Sentei-me ao lado dela e peguei-lhe na mão:
— Mariana… Eu também perdi a minha mãe cedo demais. Sei o que custa querer agradar às duas famílias. Mas acredita: aqui tens uma casa e uma família à tua espera.
Ela sorriu entre lágrimas e abraçou-me com força.
No dia em que o pequeno Tomás nasceu, fui ao hospital com um ramo de flores e um bolo de laranja ainda quente. Quando entrei no quarto e vi Mariana com o bebé nos braços e Ricardo ao lado dela, senti-me finalmente em paz.
Mas os desafios continuaram. Mariana quis voltar ao trabalho cedo demais para o meu gosto; Ricardo achava que eu me intrometia demasiado na educação do Tomás; eu sentia-me posta de lado quando eles faziam planos sem me incluir.
Uma noite, depois de mais uma discussão sobre quem devia buscar o Tomás à creche, sentei-me sozinha na sala e olhei para as fotografias antigas na estante: eu e António no nosso casamento; Ricardo ainda bebé; todos nós à mesa num Natal distante.

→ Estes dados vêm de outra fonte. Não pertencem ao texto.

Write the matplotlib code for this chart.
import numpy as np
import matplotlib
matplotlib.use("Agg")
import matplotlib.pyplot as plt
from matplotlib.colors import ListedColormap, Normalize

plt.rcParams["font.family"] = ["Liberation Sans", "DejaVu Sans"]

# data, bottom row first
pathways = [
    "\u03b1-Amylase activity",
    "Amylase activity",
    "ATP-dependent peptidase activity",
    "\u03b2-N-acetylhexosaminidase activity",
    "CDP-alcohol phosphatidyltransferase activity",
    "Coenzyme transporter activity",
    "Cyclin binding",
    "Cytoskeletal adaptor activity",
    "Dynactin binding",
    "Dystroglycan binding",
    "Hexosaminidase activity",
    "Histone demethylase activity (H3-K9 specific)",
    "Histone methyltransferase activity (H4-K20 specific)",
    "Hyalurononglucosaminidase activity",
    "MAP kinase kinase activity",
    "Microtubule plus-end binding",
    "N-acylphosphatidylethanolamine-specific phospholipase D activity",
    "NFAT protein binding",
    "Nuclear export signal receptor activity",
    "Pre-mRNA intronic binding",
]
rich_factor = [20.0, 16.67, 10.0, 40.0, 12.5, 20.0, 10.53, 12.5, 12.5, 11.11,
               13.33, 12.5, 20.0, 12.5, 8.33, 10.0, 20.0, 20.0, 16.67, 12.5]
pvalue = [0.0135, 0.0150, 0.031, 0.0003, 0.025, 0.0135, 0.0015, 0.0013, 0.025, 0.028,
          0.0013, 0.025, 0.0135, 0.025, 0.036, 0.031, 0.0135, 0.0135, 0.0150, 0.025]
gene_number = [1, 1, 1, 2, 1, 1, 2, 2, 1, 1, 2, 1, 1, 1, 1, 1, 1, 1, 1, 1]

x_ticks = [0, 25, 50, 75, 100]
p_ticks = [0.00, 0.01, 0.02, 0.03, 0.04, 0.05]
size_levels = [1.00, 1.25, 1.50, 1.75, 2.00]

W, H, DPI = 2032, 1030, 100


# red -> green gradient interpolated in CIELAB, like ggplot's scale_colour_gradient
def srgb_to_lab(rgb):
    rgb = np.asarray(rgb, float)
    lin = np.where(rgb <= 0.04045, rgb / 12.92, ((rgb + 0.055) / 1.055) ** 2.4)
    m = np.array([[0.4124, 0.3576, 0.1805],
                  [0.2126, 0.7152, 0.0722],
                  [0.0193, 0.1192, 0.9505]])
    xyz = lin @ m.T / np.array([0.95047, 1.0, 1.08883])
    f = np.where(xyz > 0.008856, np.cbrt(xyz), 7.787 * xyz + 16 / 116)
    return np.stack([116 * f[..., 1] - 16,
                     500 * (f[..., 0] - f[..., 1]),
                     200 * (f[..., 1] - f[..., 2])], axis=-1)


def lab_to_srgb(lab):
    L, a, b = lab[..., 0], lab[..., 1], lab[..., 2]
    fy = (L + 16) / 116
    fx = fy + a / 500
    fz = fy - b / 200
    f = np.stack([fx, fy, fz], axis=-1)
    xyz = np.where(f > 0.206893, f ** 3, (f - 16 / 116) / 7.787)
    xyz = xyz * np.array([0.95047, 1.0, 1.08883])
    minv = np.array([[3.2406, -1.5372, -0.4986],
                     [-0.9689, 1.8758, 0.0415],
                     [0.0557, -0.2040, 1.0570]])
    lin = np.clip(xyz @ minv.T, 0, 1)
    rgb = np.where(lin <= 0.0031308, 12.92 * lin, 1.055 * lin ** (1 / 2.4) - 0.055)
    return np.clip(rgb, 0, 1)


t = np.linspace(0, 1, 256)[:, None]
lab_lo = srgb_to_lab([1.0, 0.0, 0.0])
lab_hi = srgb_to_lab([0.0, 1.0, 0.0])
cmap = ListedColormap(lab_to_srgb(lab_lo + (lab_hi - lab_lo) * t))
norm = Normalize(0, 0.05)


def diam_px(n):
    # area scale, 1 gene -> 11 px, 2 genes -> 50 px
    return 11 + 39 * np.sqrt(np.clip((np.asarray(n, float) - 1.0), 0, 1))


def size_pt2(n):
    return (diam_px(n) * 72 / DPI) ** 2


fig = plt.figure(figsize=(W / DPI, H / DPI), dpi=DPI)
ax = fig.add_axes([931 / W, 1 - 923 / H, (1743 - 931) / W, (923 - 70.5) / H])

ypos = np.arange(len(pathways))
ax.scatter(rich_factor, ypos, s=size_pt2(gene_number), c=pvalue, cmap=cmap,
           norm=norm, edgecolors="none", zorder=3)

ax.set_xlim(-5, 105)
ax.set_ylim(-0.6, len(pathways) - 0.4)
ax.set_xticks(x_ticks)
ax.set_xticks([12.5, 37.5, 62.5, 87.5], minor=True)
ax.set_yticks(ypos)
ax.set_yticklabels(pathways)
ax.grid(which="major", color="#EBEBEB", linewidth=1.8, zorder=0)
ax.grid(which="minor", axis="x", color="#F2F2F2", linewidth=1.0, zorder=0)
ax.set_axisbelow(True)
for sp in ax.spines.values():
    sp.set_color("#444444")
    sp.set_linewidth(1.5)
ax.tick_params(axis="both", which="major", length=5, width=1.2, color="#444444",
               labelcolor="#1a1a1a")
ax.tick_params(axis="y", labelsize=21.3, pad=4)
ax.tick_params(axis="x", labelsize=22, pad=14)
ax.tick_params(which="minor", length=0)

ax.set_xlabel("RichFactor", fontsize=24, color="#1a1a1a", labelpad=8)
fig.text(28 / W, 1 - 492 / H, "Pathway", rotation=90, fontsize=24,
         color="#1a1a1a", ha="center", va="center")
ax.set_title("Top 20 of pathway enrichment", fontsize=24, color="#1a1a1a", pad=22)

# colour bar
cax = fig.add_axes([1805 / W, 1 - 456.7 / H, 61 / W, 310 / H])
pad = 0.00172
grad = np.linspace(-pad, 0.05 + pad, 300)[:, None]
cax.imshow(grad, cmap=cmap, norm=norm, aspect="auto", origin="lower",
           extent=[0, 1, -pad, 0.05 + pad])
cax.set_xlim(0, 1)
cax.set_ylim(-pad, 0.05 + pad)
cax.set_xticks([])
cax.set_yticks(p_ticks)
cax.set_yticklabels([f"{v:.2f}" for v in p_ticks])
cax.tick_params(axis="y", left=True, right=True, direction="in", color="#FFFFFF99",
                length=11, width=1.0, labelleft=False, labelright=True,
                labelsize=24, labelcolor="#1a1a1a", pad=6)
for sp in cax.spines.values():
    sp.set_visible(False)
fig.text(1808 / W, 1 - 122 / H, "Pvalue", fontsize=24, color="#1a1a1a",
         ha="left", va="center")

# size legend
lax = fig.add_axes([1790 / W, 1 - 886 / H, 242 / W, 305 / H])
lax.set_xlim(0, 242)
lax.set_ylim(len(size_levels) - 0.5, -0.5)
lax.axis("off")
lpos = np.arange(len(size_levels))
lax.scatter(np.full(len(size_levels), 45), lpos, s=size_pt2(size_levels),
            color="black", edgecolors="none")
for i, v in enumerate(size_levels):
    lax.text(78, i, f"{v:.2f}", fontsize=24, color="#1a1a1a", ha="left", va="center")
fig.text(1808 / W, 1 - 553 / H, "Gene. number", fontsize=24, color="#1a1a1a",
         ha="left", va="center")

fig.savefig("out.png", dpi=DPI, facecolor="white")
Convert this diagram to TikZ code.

Pensei em tudo o que tinha mudado — nas tradições que já ninguém seguia, nas palavras ditas e nas que ficaram por dizer.
No domingo seguinte, convidei-os para jantar outra vez. Fiz questão de pedir à Mariana para escolher o menu — ela pediu lasanha vegetariana.
Enquanto cozinhávamos juntas na cozinha apertada, Mariana virou-se para mim:
— Sabe, D. Teresa… Às vezes sinto que nunca vou ser suficiente para si.
Fiquei parada um instante. Depois abracei-a:
— Eu é que tenho medo de não ser suficiente para vocês…
Rimo-nos as duas entre lágrimas e molho de tomate.
Naquela noite, à mesa com Ricardo e Tomás a brincar no chão, percebi finalmente: família não é sobre quem serve primeiro ou quem faz melhor arroz; é sobre quem fica quando tudo o resto falha.
Agora pergunto-me: quantas vezes deixamos o orgulho falar mais alto do que o amor? E será que algum dia aprendemos mesmo a ouvir uns aos outros?